The 2016 Census has revealed more people are renting, mortgage debt is growing and the number of large households is increasing, as housing affordability crises grip multiple cities across the country.
Housing owned outright fell from 41.4 per cent in 1991 to 31 per cent in 2016. Homes with mortgages, meanwhile, rose to 34.5 per cent in 2016 from 27.5 per cent in 1991, and renting went from 26.9 per cent in 1991 to 30.9 per cent in 2016.
Western Sydney University’s Dr Louise Crabtree said the Census figures were consistent with concerns that home ownership was becoming unaffordable.
Western Sydney University’s Dr Emma Power added that Australians were also paying higher rents, with median household rent increasing at a greater rate than median personal income.
“This has greatest impact on single person households and single-parent and couple households where there is only one income. The median single income household would need to spend more than 50 per cent of their household income to pay the median rent,” Dr Power said.

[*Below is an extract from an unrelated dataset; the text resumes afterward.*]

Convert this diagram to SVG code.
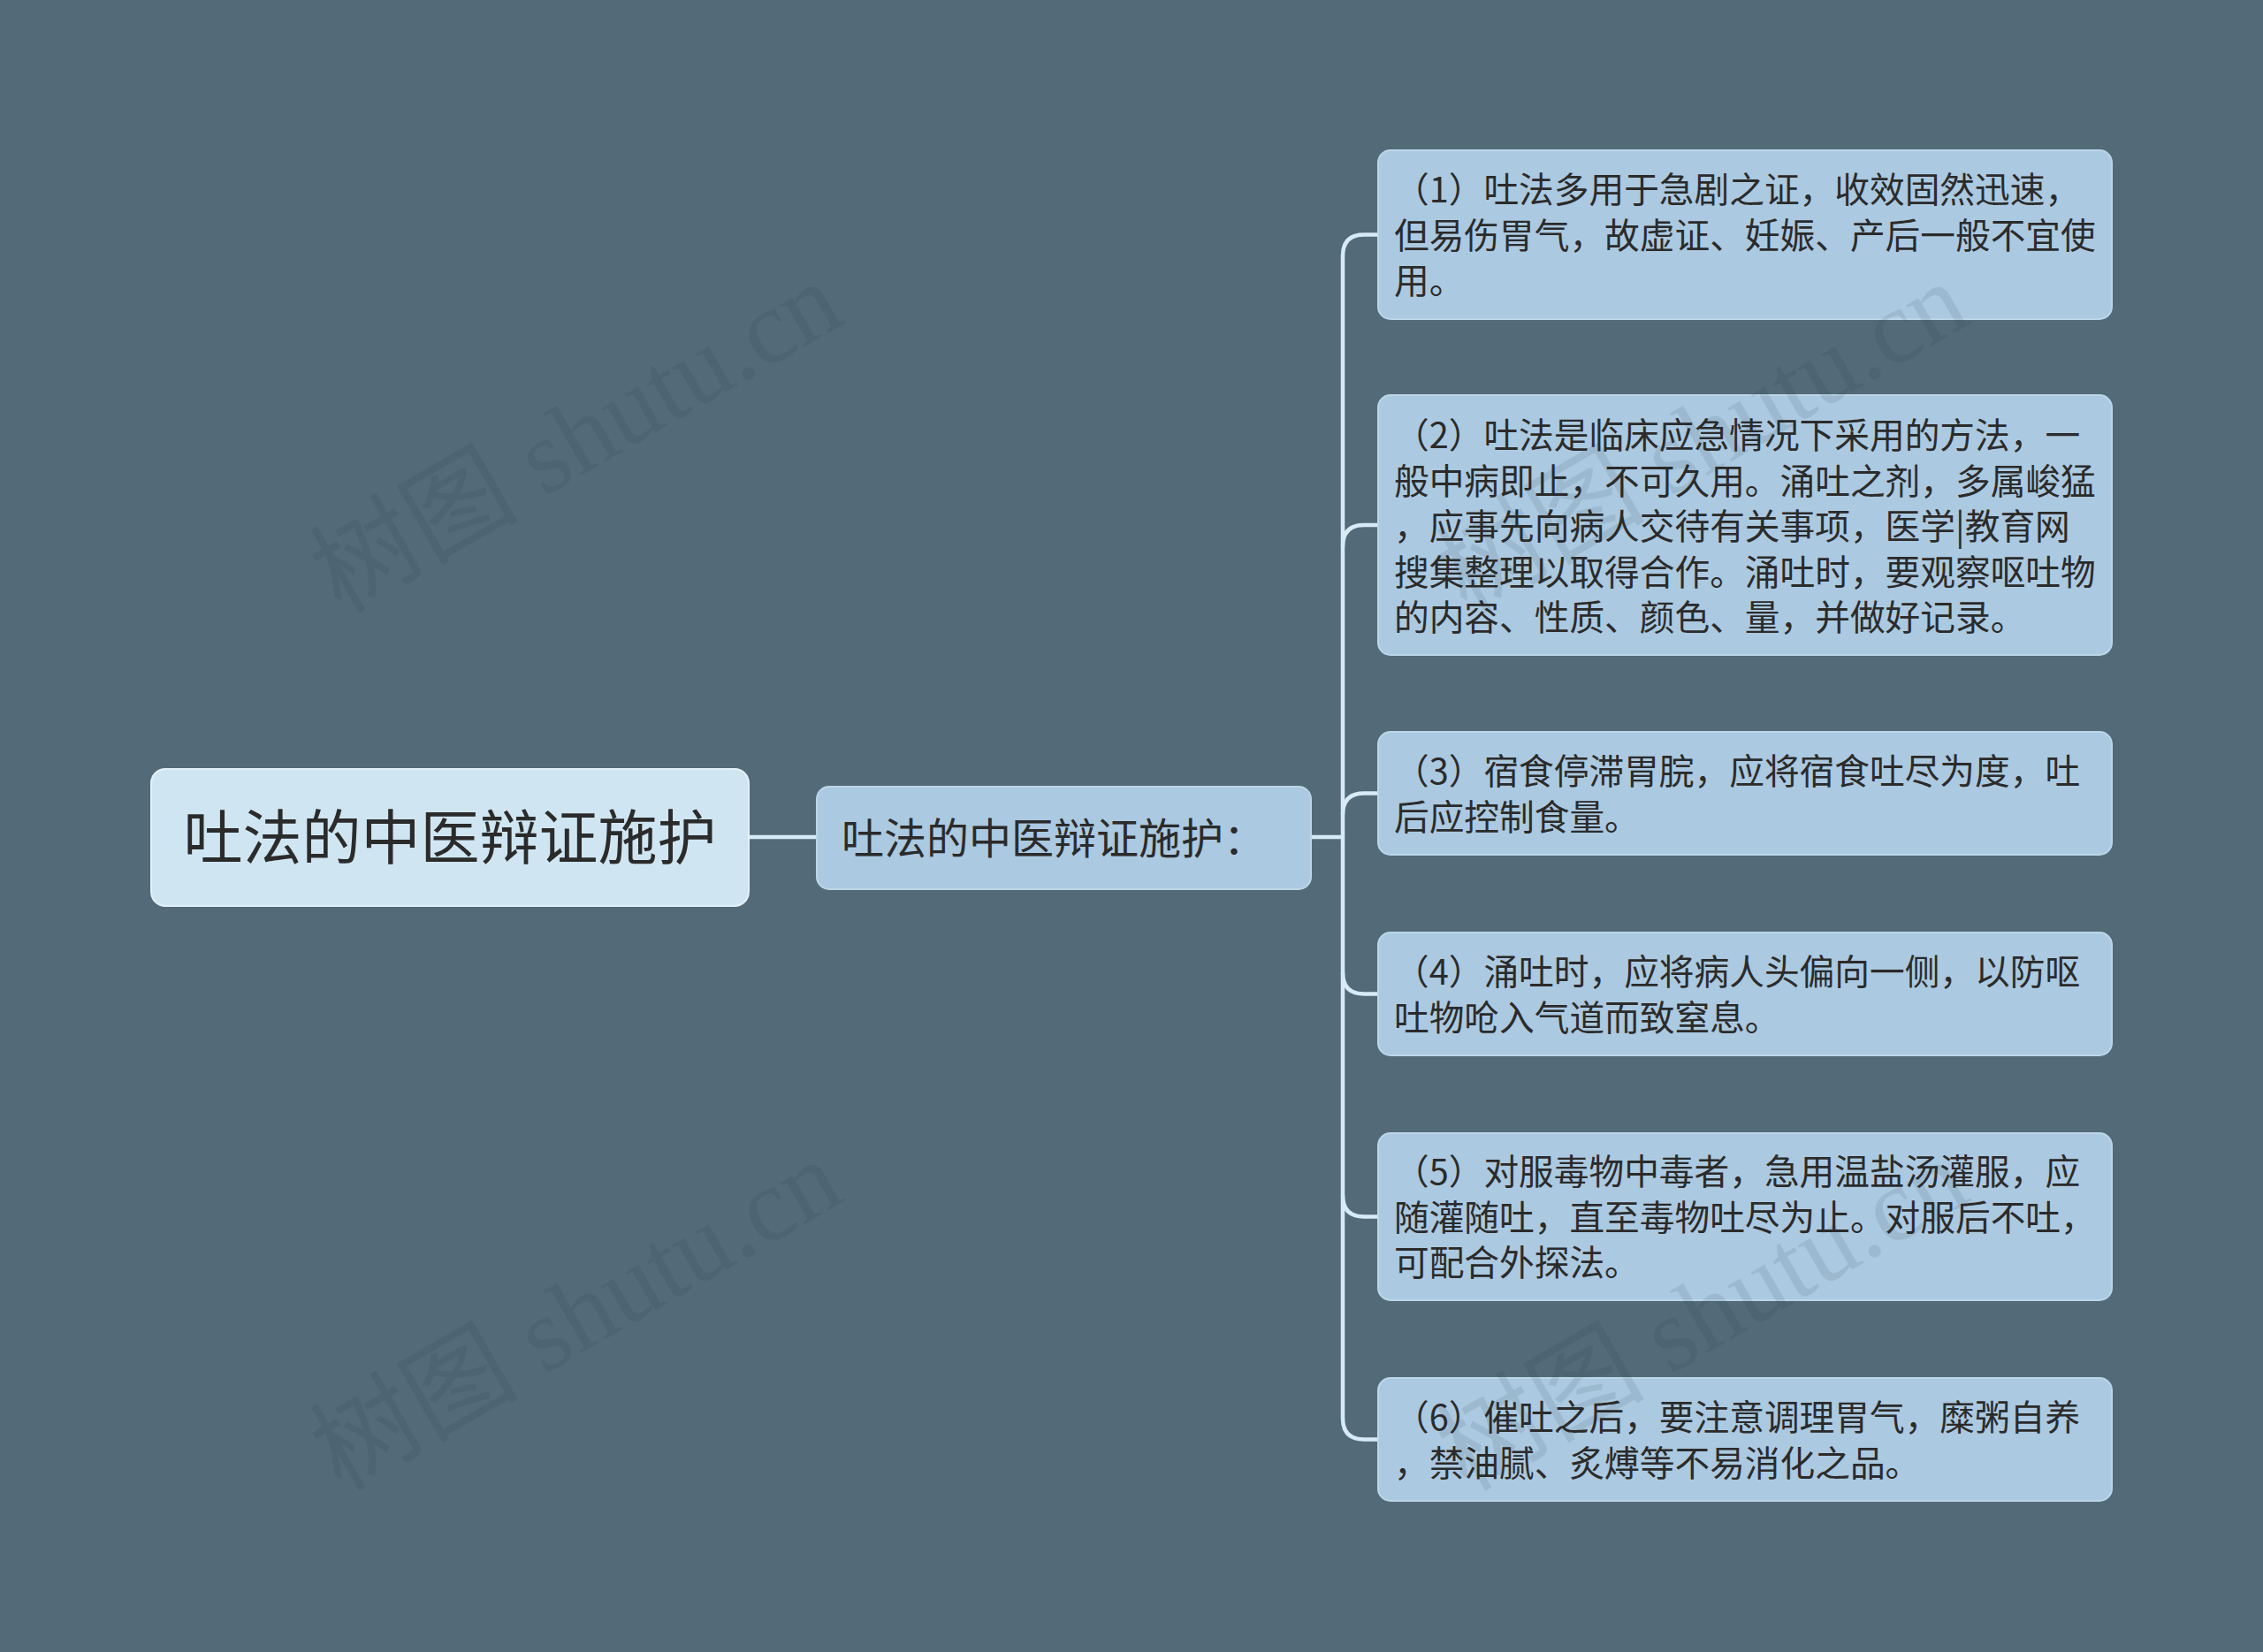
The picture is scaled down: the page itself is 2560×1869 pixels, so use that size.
<svg xmlns="http://www.w3.org/2000/svg" width="2560" height="1869" viewBox="0 0 2560 1869">
<style>
.bg{fill:#536a79}
.root{fill:#cfe6f2;stroke:#e2f1f8;stroke-width:2}
.mid{fill:#abc9e0;stroke:#bcd6e8;stroke-width:2}
.leaf{fill:#abc9e0;stroke:#bcd6e8;stroke-width:2}
.t{font-family:"Noto Sans CJK SC","Noto Sans",sans-serif;fill:#2b2b2b}
.tr{font-size:67px}
.tm{font-size:48px}
.tl{font-size:39.7px}
.conn{fill:none;stroke:#d6ebf6;stroke-width:4.5;stroke-linecap:round}
.wm{font-family:"Liberation Serif","Noto Sans CJK SC",serif;font-size:118px;fill:#1e2d38;fill-opacity:0.1}
</style>
<rect class="bg" x="0" y="0" width="2560" height="1869"/>
<g id="connectors">
<path class="conn" d="M847 947 H924"/>
<path class="conn" d="M1483 947 H1519"/>
<path class="conn" d="M1519 289.5 V1604.5"/>
<path class="conn" d="M1519 289.5 Q1519 265.5 1543 265.5 H1559"/>
<path class="conn" d="M1519 618 Q1519 594 1543 594 H1559"/>
<path class="conn" d="M1519 921.5 Q1519 897.5 1543 897.5 H1559"/>
<path class="conn" d="M1519 1100.5 Q1519 1124.5 1543 1124.5 H1559"/>
<path class="conn" d="M1519 1352.5 Q1519 1376.5 1543 1376.5 H1559"/>
<path class="conn" d="M1519 1604.5 Q1519 1628.5 1543 1628.5 H1559"/>
</g>
<g id="root">
<rect class="root" x="171" y="870" width="676" height="155" rx="16"/>
<text class="t tr" x="509" y="972" text-anchor="middle">吐法的中医辩证施护</text>
</g>
<g id="middle">
<rect class="mid" x="924" y="890" width="559" height="116" rx="14"/>
<text class="t tm" x="952" y="966">吐法的中医辩证施护：</text>
</g>
<g id="child1">
<rect class="leaf" x="1559" y="170" width="830" height="191" rx="14"/>
<text class="t tl" x="1577" y="229">（1）吐法多用于急剧之证，收效固然迅速，</text>
<text class="t tl" x="1577" y="280.5">但易伤胃气，故虚证、妊娠、产后一般不宜使</text>
<text class="t tl" x="1577" y="332">用。</text>
</g>
<g id="child2">
<rect class="leaf" x="1559" y="447" width="830" height="294" rx="14"/>
<text class="t tl" x="1577" y="507">（2）吐法是临床应急情况下采用的方法，一</text>
<text class="t tl" x="1577" y="558.5">般中病即止，不可久用。涌吐之剂，多属峻猛</text>
<text class="t tl" x="1577" y="610">，应事先向病人交待有关事项，医学|教育网</text>
<text class="t tl" x="1577" y="661.5">搜集整理以取得合作。涌吐时，要观察呕吐物</text>
<text class="t tl" x="1577" y="713">的内容、性质、颜色、量，并做好记录。</text>
</g>
<g id="child3">
<rect class="leaf" x="1559" y="828" width="830" height="139" rx="14"/>
<text class="t tl" x="1577" y="887">（3）宿食停滞胃脘，应将宿食吐尽为度，吐</text>
<text class="t tl" x="1577" y="938.5">后应控制食量。</text>
</g>
<g id="child4">
<rect class="leaf" x="1559" y="1055" width="830" height="139" rx="14"/>
<text class="t tl" x="1577" y="1114">（4）涌吐时，应将病人头偏向一侧，以防呕</text>
<text class="t tl" x="1577" y="1165.5">吐物呛入气道而致窒息。</text>
</g>
<g id="child5">
<rect class="leaf" x="1559" y="1282" width="830" height="189" rx="14"/>
<text class="t tl" x="1577" y="1340">（5）对服毒物中毒者，急用温盐汤灌服，应</text>
<text class="t tl" x="1577" y="1391.5">随灌随吐，直至毒物吐尽为止。对服后不吐，</text>
<text class="t tl" x="1577" y="1443">可配合外探法。</text>
</g>
<g id="child6">
<rect class="leaf" x="1559" y="1559" width="830" height="139" rx="14"/>
<text class="t tl" x="1577" y="1618">（6）催吐之后，要注意调理胃气，糜粥自养</text>
<text class="t tl" x="1577" y="1669.5">，禁油腻、炙煿等不易消化之品。</text>
</g>
<g id="watermarks">
<text class="wm" x="385" y="695" transform="rotate(-30 385 695)">树图 shutu.cn</text>
<text class="wm" x="385" y="1688" transform="rotate(-30 385 1688)">树图 shutu.cn</text>
<text class="wm" x="1659" y="695" transform="rotate(-30 1659 695)">树图 shutu.cn</text>
<text class="wm" x="1659" y="1688" transform="rotate(-30 1659 1688)">树图 shutu.cn</text>
</g>
</svg>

“This is unaffordable by any measure and is indicative of the housing stress facing Australian renters.”
Affordability affecting household size
Overall household sizes have decreased, with the average number of people living in each household 2.6 people, decreasing from 2.8 people in 1991.

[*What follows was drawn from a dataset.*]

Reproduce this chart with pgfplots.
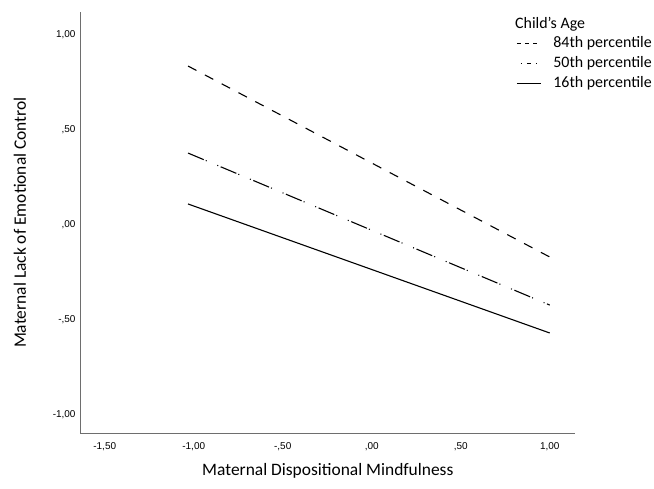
\documentclass[border=0pt]{standalone}
\usepackage{pgfplots}
\pgfplotsset{compat=1.18}
\usepackage{fontspec}
\setmainfont{Carlito}
\newfontfamily\arialf{Liberation Sans}
\definecolor{axisgray}{RGB}{110,110,110}
\begin{document}
\begin{tikzpicture}
\useasboundingbox (0,0) rectangle (654bp,489bp);
\begin{axis}[
  scale only axis, width=494.3bp, height=421.8bp,
  at={(80.7bp,55.5bp)}, anchor=south west,
  xmin=-1.635, xmax=1.142, ymin=-1.097, ymax=1.123,
  clip=false,
  axis lines=left, axis line style={-, draw=axisgray, line width=1.2bp},
  xtick={-1.5,-1,-0.5,0,0.5,1}, xticklabels={{-1,50},{-1,00},{-,50},{,00},{,50},{1,00}},
  ytick={-1,-0.5,0,0.5,1}, yticklabels={{-1,00},{-,50},{,00},{,50},{1,00}},
  major tick length=0pt,
  tick label style={font=\arialf\fontsize{10}{12}\selectfont, text=black},
  xticklabel style={anchor=center, yshift=-13bp},
  yticklabel style={anchor=east, inner sep=0pt, xshift=-5bp},
  xlabel={Maternal Dispositional Mindfulness},
  ylabel={Maternal Lack of Emotional Control},
  label style={font=\fontsize{17.5}{20}\selectfont},
  xlabel style={at={(axis description cs:0.5,-0.0889)}, anchor=center},
  ylabel style={at={(axis description cs:-0.1228,0.5)}, anchor=center},
  legend style={at={(axis description cs:0.8807,0.9417)}, anchor=north west, draw=none, fill=none, inner sep=0pt, row sep=5.8bp, font=\fontsize{16}{18}\selectfont, nodes={inner sep=0pt, text height=11bp, text depth=3bp}, /tikz/every odd column/.append style={column sep=12bp}},
  legend cell align=left,
]
\addplot[black, line width=1.1bp, dash pattern=on 9.5bp off 9.5bp,
  legend image code/.code={\draw[black,line width=1.1bp,dash pattern=on 4bp off 4.3bp] (0bp,0bp) -- (21bp,0bp);}]
  coordinates {(-1.032,0.837) (1.0,-0.168)};
\addlegendentry{84th percentile}
\addplot[black, line width=1.1bp, dash pattern=on 17bp off 2.2bp on 1bp off 11.5bp on 1bp off 2.7bp,
  legend image code/.code={\draw[black,line width=1.1bp,dash pattern=on 1bp off 5bp on 4bp off 5bp on 1bp off 10bp] (4bp,0bp) -- (23bp,0bp);}]
  coordinates {(-1.032,0.379) (1.0,-0.421)};
\addlegendentry{50th percentile}
\addplot[black, line width=1.1bp,
  legend image code/.code={\draw[black,line width=1.1bp] (0bp,0bp) -- (24bp,0bp);}]
  coordinates {(-1.032,0.111) (1.0,-0.568)};
\addlegendentry{16th percentile}
\node[anchor=base west, inner sep=0pt, font=\fontsize{16}{18}\selectfont] at (axis description cs:0.8786,0.9602) {Child’s Age};
\end{axis}
\end{tikzpicture}
\end{document}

Lone person households also increased from 20 per cent in 1991 to 24.4 per cent in 2016.
“The ongoing growth of lone person households and corresponding reduction in household size is also worth noting – as this indicates that the types of housing that might be appropriate or desirable in Australia are changing,” Dr Crabtree said.

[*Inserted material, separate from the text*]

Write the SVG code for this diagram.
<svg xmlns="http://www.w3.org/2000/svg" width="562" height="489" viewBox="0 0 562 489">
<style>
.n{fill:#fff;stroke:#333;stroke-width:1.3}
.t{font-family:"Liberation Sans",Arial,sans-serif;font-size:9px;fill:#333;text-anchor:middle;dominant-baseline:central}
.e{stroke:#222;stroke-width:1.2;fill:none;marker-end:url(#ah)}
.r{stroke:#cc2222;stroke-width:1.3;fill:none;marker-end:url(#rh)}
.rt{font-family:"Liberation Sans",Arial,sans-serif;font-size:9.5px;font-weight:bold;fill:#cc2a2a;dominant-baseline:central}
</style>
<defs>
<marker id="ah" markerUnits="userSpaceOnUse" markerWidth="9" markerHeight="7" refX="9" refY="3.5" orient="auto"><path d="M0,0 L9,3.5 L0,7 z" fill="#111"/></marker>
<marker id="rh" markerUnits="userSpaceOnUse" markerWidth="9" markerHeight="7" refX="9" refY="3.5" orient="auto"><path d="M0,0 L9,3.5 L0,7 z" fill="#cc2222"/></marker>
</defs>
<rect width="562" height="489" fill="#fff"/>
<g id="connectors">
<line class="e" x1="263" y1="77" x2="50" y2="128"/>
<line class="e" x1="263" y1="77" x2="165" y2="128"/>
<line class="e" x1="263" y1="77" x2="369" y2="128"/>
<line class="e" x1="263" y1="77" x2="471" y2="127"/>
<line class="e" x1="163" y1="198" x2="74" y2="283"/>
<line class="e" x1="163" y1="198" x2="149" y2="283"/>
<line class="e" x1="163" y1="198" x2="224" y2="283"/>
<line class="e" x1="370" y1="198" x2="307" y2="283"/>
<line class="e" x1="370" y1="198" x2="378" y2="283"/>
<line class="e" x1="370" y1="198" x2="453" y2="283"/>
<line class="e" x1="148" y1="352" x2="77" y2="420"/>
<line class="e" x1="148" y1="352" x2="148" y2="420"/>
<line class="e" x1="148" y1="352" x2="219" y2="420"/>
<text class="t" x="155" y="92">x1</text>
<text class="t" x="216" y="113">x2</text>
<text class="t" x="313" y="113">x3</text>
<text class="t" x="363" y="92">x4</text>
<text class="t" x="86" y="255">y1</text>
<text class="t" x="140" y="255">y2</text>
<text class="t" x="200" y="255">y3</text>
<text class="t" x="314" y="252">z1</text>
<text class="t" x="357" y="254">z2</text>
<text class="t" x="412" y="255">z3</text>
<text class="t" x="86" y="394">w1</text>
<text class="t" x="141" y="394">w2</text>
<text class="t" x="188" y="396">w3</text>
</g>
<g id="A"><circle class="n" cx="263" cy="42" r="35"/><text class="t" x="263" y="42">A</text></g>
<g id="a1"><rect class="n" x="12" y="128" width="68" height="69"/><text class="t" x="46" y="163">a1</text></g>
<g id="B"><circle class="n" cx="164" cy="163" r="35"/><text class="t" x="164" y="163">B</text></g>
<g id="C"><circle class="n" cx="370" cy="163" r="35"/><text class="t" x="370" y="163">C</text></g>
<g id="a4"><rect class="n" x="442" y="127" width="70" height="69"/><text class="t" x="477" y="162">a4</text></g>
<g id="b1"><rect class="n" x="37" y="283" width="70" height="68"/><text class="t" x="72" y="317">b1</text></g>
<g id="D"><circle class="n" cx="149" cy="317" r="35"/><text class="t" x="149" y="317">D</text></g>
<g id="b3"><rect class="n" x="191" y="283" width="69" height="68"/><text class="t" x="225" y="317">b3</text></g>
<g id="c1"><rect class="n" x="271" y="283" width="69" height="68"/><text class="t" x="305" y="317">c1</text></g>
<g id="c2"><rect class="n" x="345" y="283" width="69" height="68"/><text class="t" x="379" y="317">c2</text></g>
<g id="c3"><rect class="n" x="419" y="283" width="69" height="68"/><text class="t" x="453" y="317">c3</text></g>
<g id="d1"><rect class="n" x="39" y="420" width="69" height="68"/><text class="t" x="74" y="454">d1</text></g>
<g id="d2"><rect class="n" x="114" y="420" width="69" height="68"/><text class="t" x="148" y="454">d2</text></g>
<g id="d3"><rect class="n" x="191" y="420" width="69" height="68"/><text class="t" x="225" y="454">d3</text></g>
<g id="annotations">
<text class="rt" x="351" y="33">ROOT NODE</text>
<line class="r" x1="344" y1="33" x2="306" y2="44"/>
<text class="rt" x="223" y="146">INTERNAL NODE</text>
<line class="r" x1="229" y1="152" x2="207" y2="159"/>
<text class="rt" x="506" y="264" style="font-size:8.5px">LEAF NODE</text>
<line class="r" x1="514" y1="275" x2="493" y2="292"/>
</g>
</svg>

However, the number of households with six or more people has grown by 20 per cent since 2011, the proportion of multi-family households has more than doubled and in Sydney overall household size has grown.
The University of Sydney’s Professor Peter Phibbs puts these changes down to housing affordability pressures.
“Australia’s housing affordability problem is not only having an impact on the number of people renting versus buying, but is also driving up household sizes, especially in Sydney where average household size has continued to climb,” he said.
“This means that while Sydney’s population is continuing to grow, affordability pressures mean that the number of dwellings to service this increased population is struggling to keep up, as more people are living in each dwelling.”
Need for public transport
Australian capital cities are seeing the majority of population growth, increasing by 10.5 per cent compared with the national average of 5.7 per cent.
City growth has seen a swing towards apartment living, increasing in Sydney from 25.8 per cent in 2011 to 28.1 per cent in 2016.
Urban Taskforce chief executive Chris Johnson said increasing populations would lead to increased densities, and major cities needed to plan accordingly.
“The swing to apartment living will inevitably lead to greater densities in cities like Sydney and these will be mainly in apartment buildings located around railway stations,” Mr Johnson said.
“Just like the impressive metro and subway rail systems of New York and London, Sydney and Melbourne will need to develop sophisticated metro rail networks to underpin where future densities are located.”